From the annual report: “These Retention Awards are not designed to compensate the recipients for their performance in 2016 and therefore do not form part of 2016 compensation. The awards were granted in order to foster retention of the recipients.” 

That last sentence is a nicely crafted one, since it immediately alerts you to its corollary: the absence of an award is in order to foster your non-retention. We didn’t pay you? Take the hint.

For those that are in line to be paid, whether it is a bonus or a Bonus That Is Not A Bonus shouldn’t make much difference one way or another, which prompts the question of whether it should make much difference to anyone analyzing Deutsche’s pay policy either.

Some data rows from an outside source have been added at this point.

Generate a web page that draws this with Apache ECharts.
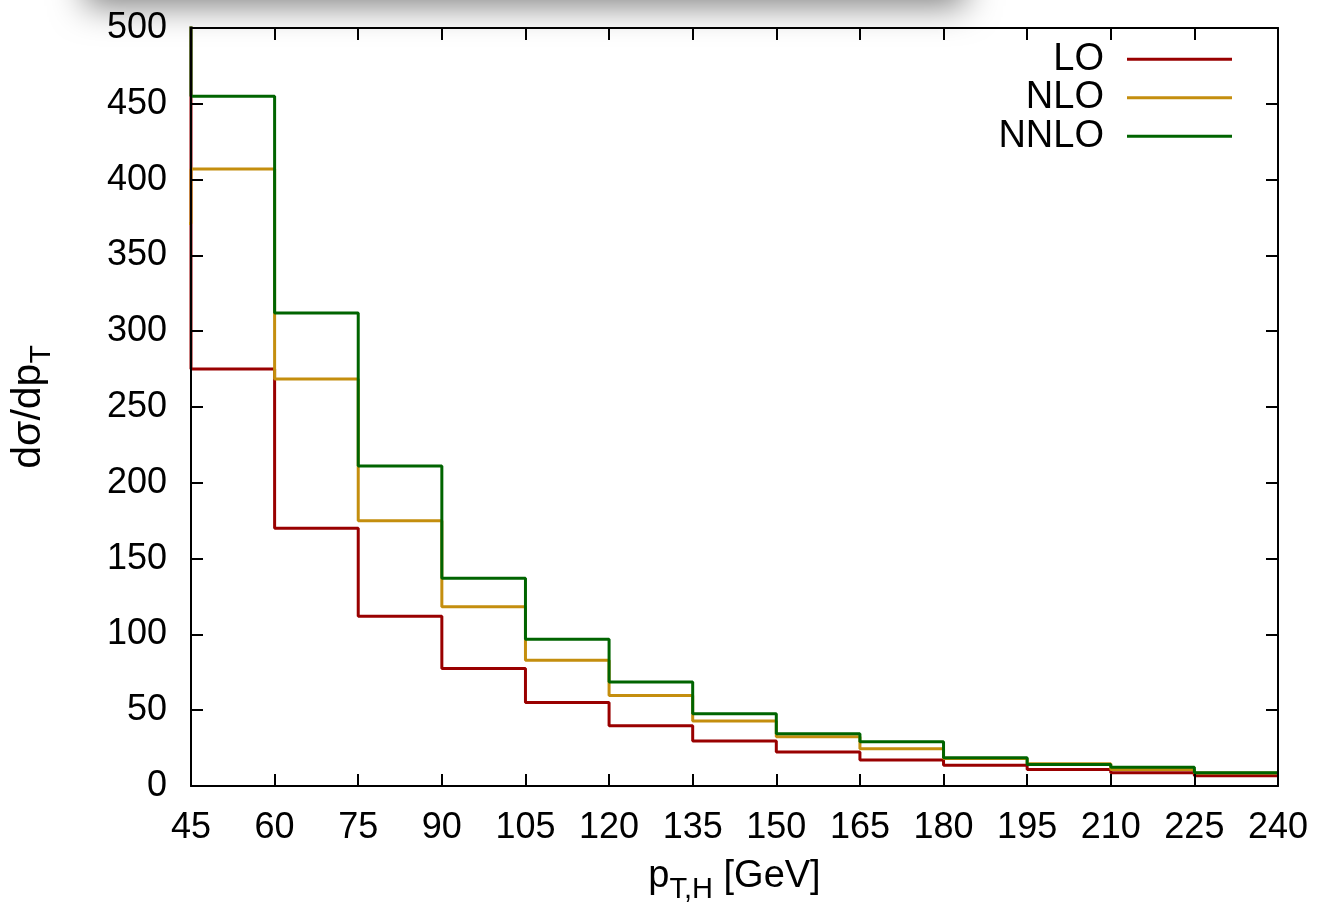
<!DOCTYPE html>
<html>
<head>
<meta charset="utf-8">
<script src="https://cdn.jsdelivr.net/npm/echarts@6/dist/echarts.min.js"></script>
<style>
html,body{margin:0;padding:0;background:#fff;}
#chart{width:1322px;height:907px;}
</style>
</head>
<body>
<div id="chart"></div>
<script>
// Bin edges (GeV). The first bin (30-45) lies left of the plotted range;
// its values run off the top of the frame and only show as the rise at x = 45.
const binEdges = [30, 45, 60, 75, 90, 105, 120, 135, 150, 165, 180, 195, 210, 225, 240];
const seriesNames = ['LO', 'NLO', 'NNLO'];
const LO   = [520, 275, 170, 112, 77.5, 55, 39.8, 29.7, 22.4, 17.2, 13.7, 10.9, 8.8, 6.8];
const NLO  = [371, 407, 268.5, 175, 118.3, 83, 59.7, 42.9, 32.5, 24.6, 18.2, 14.7, 10.9, 8.5];
const NNLO = [520, 455, 312, 211, 137, 96.8, 68.6, 47.7, 34.5, 29.2, 18.6, 14.2, 12.4, 8.8];
const xTicks = {min: 45, max: 240, interval: 15};
const yTicks = {min: 0, max: 500, interval: 50};

const colors = ['#990000', '#c48e0e', '#006400'];
const FONT = '"Liberation Sans", Arial, Helvetica, sans-serif';

function stepData(vals) {
  const d = [];
  for (let i = 0; i < vals.length; i++) d.push([binEdges[i], vals[i]]);
  d.push([binEdges[vals.length], vals[vals.length - 1]]);
  return d;
}

const chart = echarts.init(document.getElementById('chart'), null, {renderer: 'canvas'});

const axisCommon = {
  z: 10,
  axisLine: {show: true, onZero: false, lineStyle: {color: '#000', width: 2}},
  axisTick: {show: true, inside: true, length: 12, lineStyle: {color: '#000', width: 2}},
  splitLine: {show: false},
  minorTick: {show: false}
};

const xRich = {
  a: {fontSize: 38, fontFamily: FONT, color: '#000', lineHeight: 42, padding: [0, 0, 12, 0]},
  b: {fontSize: 29, fontFamily: FONT, color: '#000', lineHeight: 32, padding: [18, 0, 4, 0]}
};
const yRich = {
  a: {fontSize: 41, fontFamily: FONT, color: '#000', lineHeight: 44, padding: [0, 0, 13, 0]},
  b: {fontSize: 30, fontFamily: FONT, color: '#000', lineHeight: 33, padding: [19, 0, 5, 0]}
};

const option = {
  backgroundColor: '#fff',
  animation: false,
  color: colors,
  graphic: [{
    type: 'rect',
    z: -10,
    shape: {x: 85, y: -70, width: 880, height: 62},
    style: {fill: '#fff', shadowBlur: 34, shadowColor: 'rgba(0,0,0,0.5)', shadowOffsetY: 14}
  }],
  grid: {left: 191, right: 44, top: 28, bottom: 121, containLabel: false, outerBoundsMode: 'none'},
  legend: {
    orient: 'vertical',
    right: 90,
    top: 40,
    padding: 0,
    itemGap: 0,
    align: 'right',
    icon: 'rect',
    itemWidth: 105,
    itemHeight: 3,
    selectedMode: false,
    data: seriesNames,
    textStyle: {fontSize: 38, fontFamily: FONT, color: '#000', lineHeight: 38.5, padding: [0, 18, 0, 0]}
  },
  xAxis: [
    Object.assign({
      type: 'value', position: 'bottom',
      min: xTicks.min, max: xTicks.max, interval: xTicks.interval,
      axisLabel: {fontSize: 36, fontFamily: FONT, color: '#000', margin: 24},
      name: '{a|p}{b|T,H}{a| [GeV]}',
      nameLocation: 'middle',
      nameGap: 76,
      nameTextStyle: {rich: xRich}
    }, axisCommon),
    Object.assign({
      type: 'value', position: 'top',
      min: xTicks.min, max: xTicks.max, interval: xTicks.interval,
      axisLabel: {show: false}
    }, axisCommon)
  ],
  yAxis: [
    Object.assign({
      type: 'value', position: 'left',
      min: yTicks.min, max: yTicks.max, interval: yTicks.interval,
      axisLabel: {fontSize: 36, fontFamily: FONT, color: '#000', margin: 24},
      name: '{a|dσ/dp}{b|T}',
      nameLocation: 'middle',
      nameGap: 134,
      nameRotate: 90,
      nameTextStyle: {rich: yRich}
    }, axisCommon),
    Object.assign({
      type: 'value', position: 'right',
      min: yTicks.min, max: yTicks.max, interval: yTicks.interval,
      axisLabel: {show: false}
    }, axisCommon)
  ],
  series: [LO, NLO, NNLO].map((vals, k) => ({
    name: seriesNames[k],
    type: 'line',
    step: 'end',
    xAxisIndex: 0,
    yAxisIndex: 0,
    showSymbol: false,
    symbol: 'none',
    clip: true,
    lineStyle: {width: 3, color: colors[k]},
    itemStyle: {color: colors[k]},
    data: stepData(vals),
    z: 2 + k
  }))
};

chart.setOption(option);
</script>
</body>
</html>
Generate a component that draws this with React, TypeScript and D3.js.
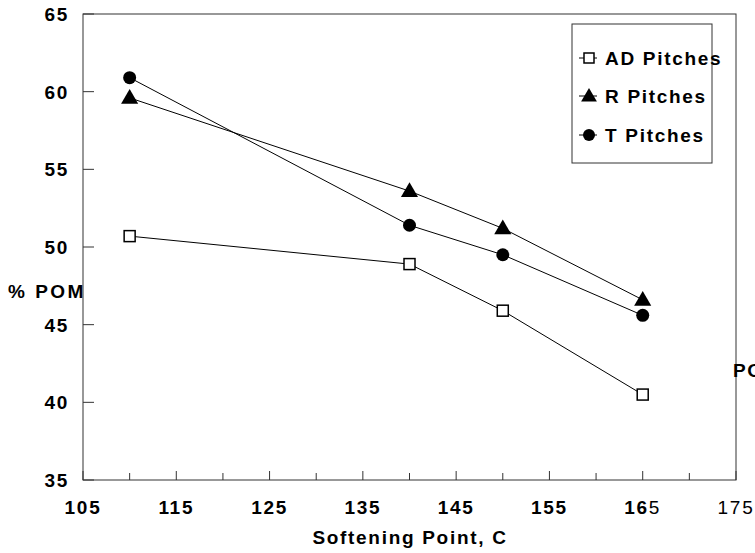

Some 5% of the bank have received these retention awards – about 5,500 staff. The total being earmarked for it is €1.1 billion ($1.19 billion). Added to the €500 million bonus pool, that is still below the €2.4 billion bonus pool from the previous year, just not 77% below.

Euromoney’s understanding is that the share price target for this year’s Bonus That Is Not A Bonus is in the low €20s. If that is true, then it is something like 50% above where the stock is now. In the last five years it has fallen 50%.

Cryan wants a turnaround. If anyone wants to get paid, it’s going to have to be the full 180 degrees.